INSTRUCTIONS TO FOLLOW: Return the whole listing, line for line, without the pictures in it.

DATA SEGMENT:
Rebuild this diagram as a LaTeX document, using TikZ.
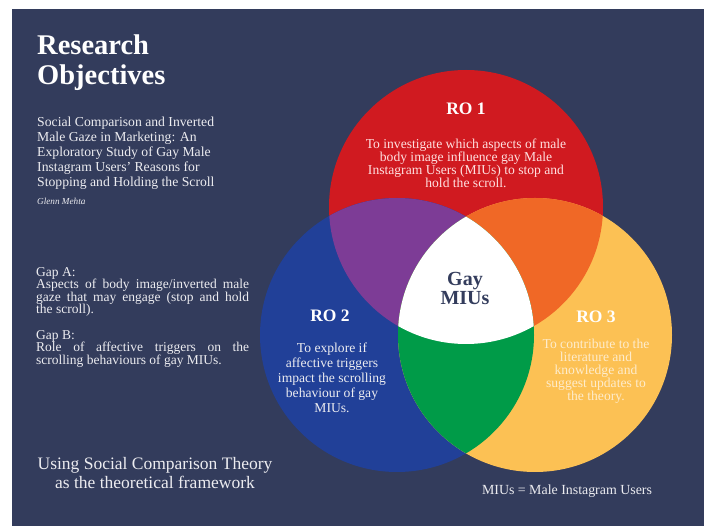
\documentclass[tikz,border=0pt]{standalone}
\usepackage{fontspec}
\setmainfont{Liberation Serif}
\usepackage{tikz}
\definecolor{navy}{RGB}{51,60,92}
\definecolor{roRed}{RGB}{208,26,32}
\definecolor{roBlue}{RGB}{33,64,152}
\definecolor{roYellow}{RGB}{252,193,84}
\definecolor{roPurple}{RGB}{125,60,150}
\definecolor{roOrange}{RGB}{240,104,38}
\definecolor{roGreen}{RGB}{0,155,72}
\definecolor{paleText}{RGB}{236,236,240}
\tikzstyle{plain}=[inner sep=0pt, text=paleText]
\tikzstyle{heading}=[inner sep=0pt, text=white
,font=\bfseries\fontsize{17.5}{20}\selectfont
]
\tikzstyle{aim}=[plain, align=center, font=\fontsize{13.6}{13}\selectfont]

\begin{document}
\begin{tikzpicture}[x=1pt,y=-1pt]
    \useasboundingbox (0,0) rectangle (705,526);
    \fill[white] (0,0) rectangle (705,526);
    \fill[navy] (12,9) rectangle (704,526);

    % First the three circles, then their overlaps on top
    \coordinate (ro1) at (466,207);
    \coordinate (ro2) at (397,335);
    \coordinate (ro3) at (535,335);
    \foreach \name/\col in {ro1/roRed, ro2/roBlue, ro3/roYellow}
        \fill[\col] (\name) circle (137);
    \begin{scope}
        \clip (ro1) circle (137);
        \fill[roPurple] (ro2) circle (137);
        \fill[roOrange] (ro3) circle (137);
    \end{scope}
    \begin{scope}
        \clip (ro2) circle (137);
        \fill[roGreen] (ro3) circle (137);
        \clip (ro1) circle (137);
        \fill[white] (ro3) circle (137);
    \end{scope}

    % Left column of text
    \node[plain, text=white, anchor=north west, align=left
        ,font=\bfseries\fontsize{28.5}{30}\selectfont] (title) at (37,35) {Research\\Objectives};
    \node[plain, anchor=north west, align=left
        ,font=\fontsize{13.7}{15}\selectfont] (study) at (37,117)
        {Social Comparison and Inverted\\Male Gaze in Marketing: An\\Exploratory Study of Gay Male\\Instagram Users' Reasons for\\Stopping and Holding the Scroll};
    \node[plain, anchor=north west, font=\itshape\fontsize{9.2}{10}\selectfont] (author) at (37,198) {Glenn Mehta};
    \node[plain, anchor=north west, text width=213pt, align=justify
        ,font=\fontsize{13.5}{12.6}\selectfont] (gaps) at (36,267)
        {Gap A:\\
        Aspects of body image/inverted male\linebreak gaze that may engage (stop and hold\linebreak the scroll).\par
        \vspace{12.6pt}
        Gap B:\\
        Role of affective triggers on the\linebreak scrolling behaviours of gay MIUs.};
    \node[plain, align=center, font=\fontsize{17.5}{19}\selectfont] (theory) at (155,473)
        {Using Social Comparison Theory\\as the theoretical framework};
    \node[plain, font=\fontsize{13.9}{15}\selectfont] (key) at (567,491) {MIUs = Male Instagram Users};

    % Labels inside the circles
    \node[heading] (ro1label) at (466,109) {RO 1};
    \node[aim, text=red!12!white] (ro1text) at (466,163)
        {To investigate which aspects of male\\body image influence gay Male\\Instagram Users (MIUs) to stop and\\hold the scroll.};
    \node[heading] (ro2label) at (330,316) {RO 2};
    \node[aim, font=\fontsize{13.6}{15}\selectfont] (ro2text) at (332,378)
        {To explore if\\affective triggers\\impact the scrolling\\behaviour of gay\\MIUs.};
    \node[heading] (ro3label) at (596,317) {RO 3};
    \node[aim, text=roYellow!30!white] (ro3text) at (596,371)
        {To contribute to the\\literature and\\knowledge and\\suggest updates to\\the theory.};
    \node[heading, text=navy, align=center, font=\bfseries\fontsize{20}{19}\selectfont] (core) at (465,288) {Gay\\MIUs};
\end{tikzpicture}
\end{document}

SOLUTION BELOW:
Rebuild this diagram as a LaTeX document, using TikZ.
\documentclass[tikz,border=0pt]{standalone}
\usepackage{fontspec}
\setmainfont{Liberation Serif}
\usepackage{tikz}
\definecolor{navy}{RGB}{51,60,92}
\definecolor{roRed}{RGB}{208,26,32}
\definecolor{roBlue}{RGB}{33,64,152}
\definecolor{roYellow}{RGB}{252,193,84}
\definecolor{roPurple}{RGB}{125,60,150}
\definecolor{roOrange}{RGB}{240,104,38}
\definecolor{roGreen}{RGB}{0,155,72}
\definecolor{paleText}{RGB}{236,236,240}
\tikzstyle{plain}=[inner sep=0pt, text=paleText]
\tikzstyle{heading}=[inner sep=0pt, text=white
,font=\bfseries\fontsize{17.5}{20}\selectfont
]
\tikzstyle{aim}=[plain, align=center, font=\fontsize{13.6}{13}\selectfont]

\begin{document}
\begin{tikzpicture}[x=1pt,y=-1pt]
    \useasboundingbox (0,0) rectangle (705,526);
    \fill[white] (0,0) rectangle (705,526);
    \fill[navy] (12,9) rectangle (704,526);

    % First the three circles, then their overlaps on top
    \coordinate (ro1) at (466,207);
    \coordinate (ro2) at (397,335);
    \coordinate (ro3) at (535,335);
    \foreach \name/\col in {ro1/roRed, ro2/roBlue, ro3/roYellow}
        \fill[\col] (\name) circle (137);
    \begin{scope}
        \clip (ro1) circle (137);
        \fill[roPurple] (ro2) circle (137);
        \fill[roOrange] (ro3) circle (137);
    \end{scope}
    \begin{scope}
        \clip (ro2) circle (137);
        \fill[roGreen] (ro3) circle (137);
        \clip (ro1) circle (137);
        \fill[white] (ro3) circle (137);
    \end{scope}

    % Left column of text
    \node[plain, text=white, anchor=north west, align=left
        ,font=\bfseries\fontsize{28.5}{30}\selectfont] (title) at (37,35) {Research\\Objectives};
    \node[plain, anchor=north west, align=left
        ,font=\fontsize{13.7}{15}\selectfont] (study) at (37,117)
        {Social Comparison and Inverted\\Male Gaze in Marketing: An\\Exploratory Study of Gay Male\\Instagram Users' Reasons for\\Stopping and Holding the Scroll};
    \node[plain, anchor=north west, font=\itshape\fontsize{9.2}{10}\selectfont] (author) at (37,198) {Glenn Mehta};
    \node[plain, anchor=north west, text width=213pt, align=justify
        ,font=\fontsize{13.5}{12.6}\selectfont] (gaps) at (36,267)
        {Gap A:\\
        Aspects of body image/inverted male\linebreak gaze that may engage (stop and hold\linebreak the scroll).\par
        \vspace{12.6pt}
        Gap B:\\
        Role of affective triggers on the\linebreak scrolling behaviours of gay MIUs.};
    \node[plain, align=center, font=\fontsize{17.5}{19}\selectfont] (theory) at (155,473)
        {Using Social Comparison Theory\\as the theoretical framework};
    \node[plain, font=\fontsize{13.9}{15}\selectfont] (key) at (567,491) {MIUs = Male Instagram Users};

    % Labels inside the circles
    \node[heading] (ro1label) at (466,109) {RO 1};
    \node[aim, text=red!12!white] (ro1text) at (466,163)
        {To investigate which aspects of male\\body image influence gay Male\\Instagram Users (MIUs) to stop and\\hold the scroll.};
    \node[heading] (ro2label) at (330,316) {RO 2};
    \node[aim, font=\fontsize{13.6}{15}\selectfont] (ro2text) at (332,378)
        {To explore if\\affective triggers\\impact the scrolling\\behaviour of gay\\MIUs.};
    \node[heading] (ro3label) at (596,317) {RO 3};
    \node[aim, text=roYellow!30!white] (ro3text) at (596,371)
        {To contribute to the\\literature and\\knowledge and\\suggest updates to\\the theory.};
    \node[heading, text=navy, align=center, font=\bfseries\fontsize{20}{19}\selectfont] (core) at (465,288) {Gay\\MIUs};
\end{tikzpicture}
\end{document}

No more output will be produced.